__SET EXERCISE__. Could you copy every line from the material below in which "this" appears?

__Code that draws figures__.
===============

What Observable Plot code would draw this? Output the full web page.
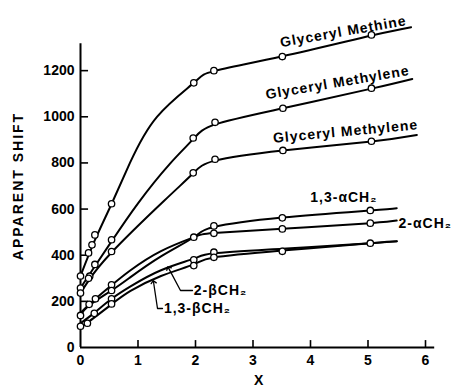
<!DOCTYPE html>
<html><head><meta charset="utf-8">
<script src="https://cdn.jsdelivr.net/npm/d3@7"></script>
<script src="https://cdn.jsdelivr.net/npm/@observablehq/plot@0.6"></script>
<style>
body{margin:0;background:#fff}
svg{display:block}
</style>
</head><body><div id="chart"></div>
<script>
// ---- data ----
const xTicks = [0, 1, 2, 3, 4, 5, 6];
const yTicks = [0, 200, 400, 600, 800, 1000, 1200];
const seriesNames = ["Glyceryl Methine", "Glyceryl Methylene A", "Glyceryl Methylene B", "2-αCH2", "1,3-αCH2", "2-βCH2", "1,3-βCH2"];

// smooth fitted curves (x, apparent shift)
const methineCurve = [[0,310],[0.25,465],[0.54,622],[0.86,800],[1.33,1000],[1.97,1147],[2.32,1198],[3.51,1262],[5.06,1352],[5.75,1388]];
const methyleneACurve = [[0,258],[0.25,352],[0.54,460],[1.0,625],[1.55,795],[1.96,903],[2.34,967],[3.52,1037],[5.06,1122],[5.77,1164]];
const methyleneBCurve = [[0,236],[0.14,290],[0.54,412],[1.45,635],[1.96,755],[2.34,810],[3.52,854],[5.06,893],[5.85,921]];
const alpha2Curve = [[0,150],[0.26,211],[0.54,270],[0.87,335],[1.4,418],[1.97,478],[2.32,496],[3.51,515],[5.04,539],[5.5,550]];
const alpha13Curve = [[0,139],[0.15,182],[0.54,247],[0.87,305],[1.4,395],[1.97,478],[2.32,522],[3.51,563],[5.04,594],[5.5,604]];
const beta2Curve = [[0,105],[0.24,150],[0.54,211],[0.87,265],[1.4,335],[1.97,385],[2.32,408],[3.51,428],[5.04,452],[5.5,460]];
const beta13Curve = [[0,92],[0.12,108],[0.54,187],[0.87,245],[1.4,310],[1.97,360],[2.32,390],[3.51,420],[5.04,452],[5.5,460]];

// measured points (open circles)
const methinePts = [[0,310],[0.14,410],[0.2,445],[0.25,488],[0.54,623],[1.97,1147],[2.32,1200],[3.51,1261],[5.06,1355]];
const methyleneAPts = [[0,258],[0.16,309],[0.25,360],[0.54,467],[1.96,908],[2.34,976],[3.52,1037],[5.06,1124]];
const methyleneBPts = [[0,236],[0.14,300],[0.54,416],[1.96,757],[2.34,816],[3.52,854],[5.06,894]];
const alpha2Pts = [[0.26,211],[0.54,272],[1.97,478],[2.32,495],[3.51,514],[5.04,539]];
const alpha13Pts = [[0,139],[0.15,187],[0.54,247],[2.32,527],[3.51,562],[5.04,594]];
const beta2Pts = [[0.24,148],[0.54,211],[1.97,380],[2.32,413]];
const beta13Pts = [[0,92],[0.12,105],[0.54,189],[1.97,355],[2.32,391],[3.51,417],[5.04,452]];

// curve labels
const labelText = ["Glyceryl Methine", "Glyceryl Methylene", "Glyceryl Methylene", "1,3-αCH₂", "2-αCH₂", "2-βCH₂", "1,3-βCH₂"];
const labelX = [4.57, 4.47, 4.61, 4.58, 5.53, 1.97, 1.45];
const labelY = [1369, 1148, 936, 650, 537, 247, 169];
const labelAngle = [-10, -9.7, -5.3, 0, 0, 0, 0];
const labelAnchor = ["middle", "middle", "middle", "middle", "start", "start", "start"];
// leader arrows for the beta labels
const leader2b = [[1.948,247],[1.739,247],[1.53,345]];
const leader13b = [[1.426,169],[1.339,169],[1.27,284]];

// ---- build tables ----
const curves = [methineCurve, methyleneACurve, methyleneBCurve, alpha2Curve, alpha13Curve, beta2Curve, beta13Curve];
const pts = [methinePts, methyleneAPts, methyleneBPts, alpha2Pts, alpha13Pts, beta2Pts, beta13Pts];
const lineData = curves.flatMap((c, i) => c.map(([x, y]) => ({x, y, s: seriesNames[i]})));
const dotData = pts.flatMap((c, i) => c.map(([x, y]) => ({x, y, s: seriesNames[i]})));
const labels = labelText.map((t, i) => ({t, x: labelX[i], y: labelY[i], a: labelAngle[i], anchor: labelAnchor[i]}));
const leaders = [leader2b, leader13b].flatMap((c, i) => c.map(([x, y]) => ({x, y, k: i})));

const plot = Plot.plot({
  width: 453, height: 388,
  marginLeft: 80, marginRight: 16.5, marginTop: 24, marginBottom: 41,
  x: {domain: [0, 6.2]},
  y: {domain: [0, 1400]},
  style: {fontFamily: "'Liberation Sans', Arial, sans-serif", background: "#fff", color: "#000"},
  marks: [
    Plot.ruleY([0], {x1: 0, x2: 6.16, strokeWidth: 2}),
    Plot.ruleX([0], {y1: 0, y2: 1317, strokeWidth: 2}),
    Plot.ruleX(xTicks.slice(1), {x: d => d, y1: 0, y2: 30, strokeWidth: 1.6}),
    Plot.ruleY(yTicks.slice(1), {y: d => d, x1: 0, x2: 0.14, strokeWidth: 1.6}),
    Plot.axisX({ticks: xTicks, tickSize: 0, tickPadding: 8, fontSize: 14, tickFormat: d => String(d), label: "X", labelAnchor: "center", labelArrow: "none", labelOffset: 37}),
    Plot.axisY({ticks: yTicks, tickSize: 0, tickPadding: 6, fontSize: 14, tickFormat: d => String(d), label: "APPARENT SHIFT", labelAnchor: "center", labelArrow: "none", labelOffset: 67}),
    Plot.line(lineData, {x: "x", y: "y", z: "s", curve: "natural", stroke: "black", strokeWidth: 2}),
    Plot.dot(dotData, {x: "x", y: "y", r: 3.2, fill: "white", stroke: "black", strokeWidth: 1.3}),
    Plot.line(leaders, {x: "x", y: "y", z: "k", stroke: "black", strokeWidth: 1.3, markerEnd: "arrow"}),
    Plot.text(labels.filter(d => d.anchor === "middle"), {x: "x", y: "y", text: "t", rotate: "a", textAnchor: "middle", fontSize: 14, fontWeight: "bold", fill: "black"}),
    Plot.text(labels.filter(d => d.anchor === "start"), {x: "x", y: "y", text: "t", textAnchor: "start", fontSize: 14, fontWeight: "bold", fill: "black"})
  ]
});
document.getElementById("chart").appendChild(plot);
// typographic touches
plot.querySelectorAll('g[aria-label="x-axis tick label"] text, g[aria-label="y-axis tick label"] text, g[aria-label="x-axis label"] text').forEach(t => { t.style.fontWeight = "bold"; });
plot.querySelectorAll('g[aria-label="y-axis label"] text').forEach(t => { t.style.fontWeight = "bold"; t.style.fontSize = "14px"; t.style.letterSpacing = "2px"; });
plot.querySelectorAll('g[aria-label="text"] text').forEach(t => { t.style.letterSpacing = "1px"; });
</script>
</body></html>
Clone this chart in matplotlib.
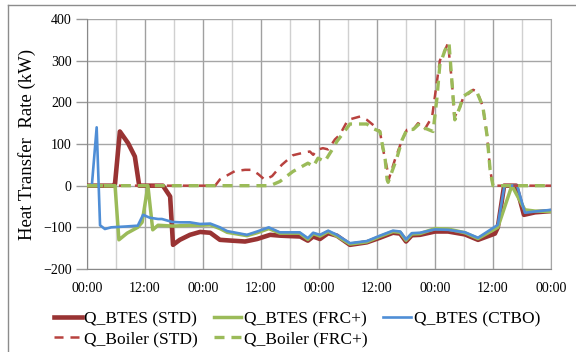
import matplotlib
matplotlib.use("Agg")
import matplotlib.pyplot as plt
from matplotlib.lines import Line2D

plt.rcParams['font.family'] = ['Liberation Serif', 'DejaVu Serif']
plt.rcParams['lines.scale_dashes'] = False

# ---- data (hours from start, kW) ----
t_btes_std = [0, 5.4, 5.8, 6.8, 8.5, 9.9, 10.8, 15.7, 17.2, 17.8, 19.2, 21.3, 23.4, 24.4, 25.5, 27.5,
              30.0, 32.7, 35.2, 37.9, 40.0, 42.0, 44.1, 45.7, 46.8, 48.2, 49.9, 51.7, 54.4, 57.9,
              60.6, 63.3, 64.8, 66.0, 67.2, 68.9, 72.0, 74.7, 78.2, 80.9, 84.4, 85.0, 86.3, 88.8,
              90.4, 92.7, 96.0]
q_btes_std = [0, 0, 5, 130, 102, 70, 0, 0, -26, -142, -130, -118, -111, -112, -113, -130,
              -132, -134, -128, -118, -120, -121, -122, -132, -122, -128, -114, -120, -142, -136,
              -125, -113, -115, -134, -119, -118, -110, -110, -117, -130, -115, -100, 0, 0,
              -70, -64, -61]

t_btes_frc = [0, 5.8, 6.6, 8.3, 10.5, 11.4, 12.6, 13.6, 14.7, 17.8, 21.3, 23.4, 25.5, 27.5, 29.0,
              33.1, 35.2, 37.6, 39.9, 44.0, 45.7, 46.8, 48.2, 49.9, 51.7, 54.4, 57.9, 60.6, 63.3,
              64.8, 66.0, 67.2, 68.9, 72.0, 74.7, 78.2, 80.9, 85.0, 87.9, 90.6, 92.7, 96.0]
q_btes_frc = [0, 0, -130, -114, -100, -88, 0, -106, -95, -97, -95, -95, -94, -103, -112,
              -120, -113, -103, -114, -114, -129, -115, -121, -110, -121, -140, -135, -122, -110,
              -112, -131, -116, -115, -103, -104, -113, -127, -100, 0, -58, -61, -62]

t_btes_ctbo = [0, 1.0, 2.0, 2.7, 3.7, 5.0, 8.0, 10.5, 11.6, 13.0, 14.7, 15.5, 17.6, 19.2, 21.3,
               23.4, 25.5, 27.5, 29.0, 33.1, 35.2, 37.6, 39.9, 44.0, 45.7, 46.8, 48.2, 49.9, 51.7,
               54.4, 57.9, 60.6, 63.3, 64.8, 66.0, 67.2, 68.9, 72.0, 74.7, 78.2, 80.9, 85.0, 86.3,
               86.5, 89.0, 90.6, 92.7, 96.0]
q_btes_ctbo = [0, 0, 140, -95, -104, -100, -98, -96, -70, -77, -80, -80, -87, -88, -88,
               -92, -91, -100, -109, -118, -110, -100, -112, -112, -126, -113, -118, -108, -118,
               -138, -133, -120, -108, -110, -129, -114, -113, -105, -106, -112, -125, -94, -5,
               0, 0, -65, -62, -58]

t_boiler_std = [0, 26.5, 27.5, 30.6, 32.7, 34.1, 35.4, 36.8, 38.3, 40.3, 42.6, 45.1, 46.1, 46.8,
                47.6, 48.8, 49.9, 51.3, 52.3, 54.0, 56.5, 57.9, 59.6, 60.6, 61.2, 62.1, 62.4, 63.7,
                65.2, 66.2, 67.5, 68.5, 69.9, 71.4, 72.4, 73.0, 74.1, 74.7, 75.1, 75.5, 76.0, 77.2,
                77.8, 79.9, 80.7, 81.9, 82.8, 83.4, 84.0, 96.0]
q_boiler_std = [0, 0, 15, 35, 38, 38, 28, 14, 23, 50, 73, 80, 82, 74,
                86, 90, 87, 111, 122, 158, 166, 158, 142, 130, 90, 40, 14, 62,
                110, 134, 135, 150, 136, 165, 250, 300, 326, 342, 294, 250, 164, 190,
                210, 230, 226, 190, 118, 38, 0, 0]

t_boiler_frc = [0, 37.9, 39.9, 42.6, 45.7, 46.3, 46.8, 47.8, 49.2, 50.7, 51.7, 53.0, 54.4, 56.1,
                57.9, 59.0, 60.6, 61.7, 62.1, 62.3, 64.1, 65.2, 66.2, 67.5, 68.9, 69.9, 71.6, 72.4,
                73.0, 74.1, 74.9, 75.5, 76.1, 77.2, 77.8, 79.9, 80.7, 81.9, 82.8, 83.4, 84.0, 96.0]
q_boiler_frc = [0, 0, 10, 34, 54, 50, 46, 66, 58, 86, 106, 126, 148, 148,
                148, 138, 130, 62, 14, 8, 66, 110, 135, 135, 150, 138, 130, 210,
                290, 326, 342, 250, 158, 190, 214, 230, 224, 190, 118, 38, 0, 0]

x_ticks = [0, 12, 24, 36, 48, 60, 72, 84, 96]
x_tick_labels = ['00:00', '12:00', '00:00', '12:00', '00:00', '12:00', '00:00', '12:00', '00:00']
y_ticks = [-200, -100, 0, 100, 200, 300, 400]

labels = ['Q_BTES (STD)', 'Q_BTES (FRC+)', 'Q_BTES (CTBO)', 'Q_Boiler (STD)', 'Q_Boiler (FRC+)']

# ---- figure ----
W, H = 576, 352
fig = plt.figure(figsize=(W / 100, H / 100), dpi=100)
ax = fig.add_axes([87 / W, 1 - 269 / H, (551 - 87) / W, (269 - 19) / H])

l1, = ax.plot(t_btes_std, q_btes_std, color='#993333', lw=3.3, solid_joinstyle='round', zorder=3)
l2, = ax.plot(t_btes_frc, q_btes_frc, color='#9BBB59', lw=2.5, solid_joinstyle='round', zorder=4)
l3, = ax.plot(t_btes_ctbo, q_btes_ctbo, color='#4F8ED6', lw=1.9, solid_joinstyle='round', zorder=5)
l4, = ax.plot(t_boiler_std, q_boiler_std, color='#B8423F', lw=1.8, dashes=(6.5, 5), zorder=6)
l5, = ax.plot(t_boiler_frc, q_boiler_frc, color='#9BBB59', lw=2.4, dashes=(7.2, 5), zorder=7)

ax.set_xlim(0, 96)
ax.set_ylim(-200, 400)
ax.set_xticks(x_ticks)
ax.set_xticklabels(x_tick_labels)
ax.set_xticks(range(6, 96, 12), minor=True)
ax.set_yticks(y_ticks)

ax.grid(axis='x', which='major', color='#a0a0a0', lw=1.0, zorder=0)
ax.grid(axis='x', which='minor', color='#d0d0d0', lw=1.0, zorder=0)
ax.grid(axis='y', which='major', color='#a6a6a6', lw=1.0, zorder=0)

for s in ['left', 'bottom']:
    ax.spines[s].set_color('#888888')
ax.spines['right'].set_color('#a6a6a6')
ax.spines['top'].set_visible(False)

ax.tick_params(axis='y', direction='out', length=8, width=1, color='#999999',
               labelsize=10, pad=3)
ax.tick_params(axis='x', which='both', length=0, labelsize=10, pad=9)

ax.set_ylabel('Heat Transfer  Rate (kW)', fontsize=13.5, labelpad=5)
ax.yaxis.set_label_coords(-(87 - 36) / (551 - 87), 0.5)

handles = [l1, l4, l2, l5, l3]
leg_labels = [labels[0], labels[3], labels[1], labels[4], labels[2]]
fig.legend(handles, leg_labels, loc='center', bbox_to_anchor=(297 / W, 1 - 329 / H),
           ncol=3, frameon=False, fontsize=12.5, handlelength=1.6, handletextpad=0.15,
           columnspacing=0.9, labelspacing=0.22, borderpad=0)

# chart area border
fig.add_artist(Line2D([8 / W, 8 / W], [0, 1 - 5 / H], color='#8c8c8c', lw=1,
                      transform=fig.transFigure))
fig.add_artist(Line2D([8 / W, 1], [1 - 5 / H, 1 - 5 / H], color='#8c8c8c', lw=1,
                      transform=fig.transFigure))

fig.savefig('out.png', dpi=100)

===============

__COMPLETE RESPONSE__.
What Observable Plot code would draw this? Output the full web page.
Clone this chart in matplotlib.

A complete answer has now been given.